= The Golden Goddess =

Tabletop roleplaying game supplement

Cover art by Clyde Caldwell, 1985

The Golden Goddess is a solo adventure published by TSR in 1985 for the action-adventure role-playing game The Adventures of Indiana Jones Role-Playing Game, itself based on the Indiana Jones movie franchise.

==Description==
The Golden Goddess is an adventure for one player, who takes on the role of Indiana Jones in a quest to reclaim the Golden Idol that Rene Belloq took from Jones in the first few minutes of Raiders of the Lost Ark. In order to avoid spoilers, the player uses a "Magic Viewer" to read the correct paragraphs of text, following the adventure from page to page much like a Fighting Fantasy adventure.

Although the adventure is designed for solo play, reviewer Paul Mason noted that a gamemaster could adapt the adventure for use with a typical group of players.

==Publication history==
In 1984, TSR gained the license to make a role-playing game based on Indiana Jones, and released The Adventures of Indiana Jones Role-Playing Game the same year.
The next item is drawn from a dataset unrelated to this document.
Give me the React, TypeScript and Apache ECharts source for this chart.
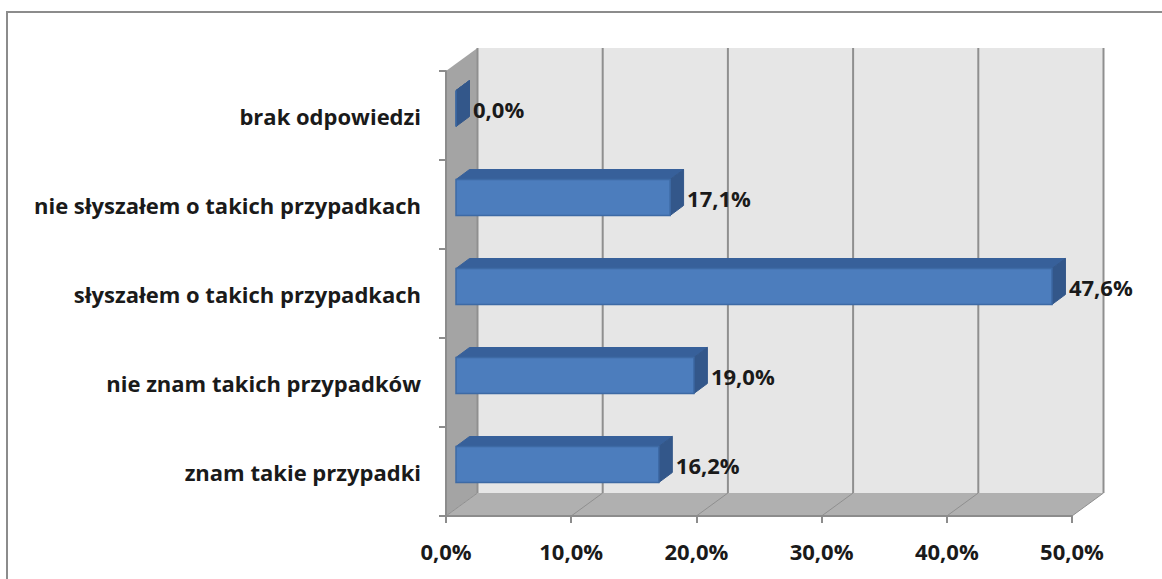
import React, { useEffect, useRef } from "react";
import * as echarts from "echarts";

const categories = ["znam takie przypadki", "nie znam takich przypadków", "słyszałem o takich przypadkach", "nie słyszałem o takich przypadkach", "brak odpowiedzi"];
const values = [16.2, 19.0, 47.6, 17.1, 0.0];
const gridTicks = [0, 10, 20, 30, 40, 50];

const fmt = (v: number) => v.toFixed(1).replace(".", ",") + "%";
const FONT = '"Open Sans", "Noto Sans", sans-serif';
const FS = 22;
const DX = 31.5;
const DY = 23;

export default function App() {
  const ref = useRef<HTMLDivElement>(null);
  useEffect(() => {
    const chart = echarts.init(ref.current!, undefined, { renderer: "svg" });
    const labelStyle = { fontFamily: FONT, fontWeight: 700, fontSize: FS, color: "#1a1a1a" };
    chart.setOption({
      animation: false,
      backgroundColor: "#fff",
      graphic: [
        { type: "rect", z: -1, shape: { x: 7, y: 12, width: 1300, height: 700 }, style: { fill: "#fff", stroke: "#8c8c8c", lineWidth: 2 } },
      ],
      grid: { left: 446, top: 71, width: 626, height: 445, containLabel: false },
      xAxis: {
        type: "value", min: 0, max: 50, interval: 10,
        axisLine: { show: true, lineStyle: { color: "#8c8c8c", width: 2 } },
        axisTick: { show: true, length: 7, lineStyle: { color: "#8c8c8c", width: 2 } },
        splitLine: { show: false },
        axisLabel: { ...labelStyle, margin: 24, formatter: (v: number) => fmt(v) },
        z: 5,
      },
      yAxis: {
        type: "category", data: categories,
        axisLine: { show: true, lineStyle: { color: "#8c8c8c", width: 2 } },
        axisTick: { show: true, length: 7, lineStyle: { color: "#8c8c8c", width: 2 } },
        axisLabel: { ...labelStyle, margin: 25, padding: [4, 0, 0, 0] },
        z: 5,
      },
      series: [
        {
          type: "custom", coordinateSystem: "cartesian2d", clip: false, z: 1, silent: true,
          data: [[0, 0]],
          renderItem: (params: any) => {
            const { x, y, width: w, height: h } = params.coordSys;
            return {
              type: "group",
              children: [
                { type: "polygon", shape: { points: [[x + DX, y - DY], [x + w + DX, y - DY], [x + w + DX, y + h - DY], [x + DX, y + h - DY]] },
                  style: { fill: "#e6e6e6", stroke: "none" } },
                { type: "polygon", shape: { points: [[x, y], [x + DX, y - DY], [x + DX, y + h - DY], [x, y + h]] },
                  style: { fill: "#a4a4a4", stroke: "none" } },
                { type: "polygon", shape: { points: [[x, y + h], [x + DX, y + h - DY], [x + w + DX, y + h - DY], [x + w, y + h]] },
                  style: { fill: "#b0b0b0", stroke: "none" } },
              ],
            };
          },
        },
        {
          type: "custom", coordinateSystem: "cartesian2d", clip: false, z: 2, silent: true,
          encode: { x: 0 },
          data: gridTicks.map((t) => [t, 0]),
          renderItem: (params: any, api: any) => {
            const p = api.coord([api.value(0), 0]);
            const { y, height: h } = params.coordSys;
            const b = y + h;
            const st = { stroke: "#8f8f8f", lineWidth: 2, fill: "none" };
            return {
              type: "group",
              children: [
                { type: "line", shape: { x1: p[0] + DX, y1: y - DY, x2: p[0] + DX, y2: b - DY }, style: st },
                { type: "line", shape: { x1: p[0], y1: b, x2: p[0] + DX, y2: b - DY }, style: { ...st, lineWidth: 1 } },
              ],
            };
          },
        },
        {
          type: "custom", coordinateSystem: "cartesian2d", clip: false, z: 3, silent: true,
          encode: { x: 0, y: 1 },
          data: values.map((v, i) => [v, i]),
          renderItem: (_: any, api: any) => {
            const val = api.value(0);
            const p = api.coord([val, api.value(1)]);
            const z = api.coord([0, api.value(1)]);
            const x0 = z[0] + 10;
            const x1 = p[0] + 10;
            const top = p[1] - 25;
            const bot = p[1] + 11;
            const ox = 13.5;
            const oy = 10;
            return {
              type: "group",
              children: [
                { type: "polygon", shape: { points: [[x0, top], [x0 + ox, top - oy], [x1 + ox, top - oy], [x1, top]] },
                  style: { fill: "#37609a", stroke: "#37609a", lineWidth: 1 } },
                { type: "polygon", shape: { points: [[x1, top], [x1 + ox, top - oy], [x1 + ox, bot - oy], [x1, bot]] },
                  style: { fill: "#33578a", stroke: "#33578a", lineWidth: 1 } },
                { type: "rect", shape: { x: x0, y: top, width: x1 - x0, height: bot - top },
                  style: { fill: "#4c7dbd", stroke: "#3d6aa5", lineWidth: 1.5 } },
                { type: "text", style: { text: fmt(val), x: x1 + 17, y: p[1] - 7, fill: "#1a1a1a", font: `700 ${FS}px ${FONT}`, textAlign: "left", textVerticalAlign: "middle" } },
              ],
            };
          },
        },
      ],
    });
    return () => chart.dispose();
  }, []);
  return <div ref={ref} style={{ position: "absolute", left: 0, top: 0, width: 1162, height: 579 }} />;
}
Over the next two years, TSR supported the game with six adventures, the fourth one being IJ4 The Golden Goddess, a 16-page softcover book with a map, viewer film, cardstock miniatures, and two outer folders written by Ed Carmien, with interior art by Jeff Easley, Jayne Hoffmann, Dennis Kauth, and Marsha Kauth, and cover art by Clyde Caldwell.

The Indiana Jones role-playing game did not sell well, and TSR eventually ceased publication and allowed the license to expire. In 1994, West End Games acquired the rights to publish their own version of a role-playing game, The World of Indiana Jones.

==Reception==
In Issue 30 of Imagine, Paul Mason was not impressed by this adventure, calling it "actually quite a drab plot" and rating the 16-page adventure "remarkably short and dull." He concluded by suggesting players give this adventure a miss, saying, "Solo scenarios are supposed to be designed for gamers who can't find other players. Quite frankly, if you can't find players you'd be better off spending your money on trips to the cinema than buying this module."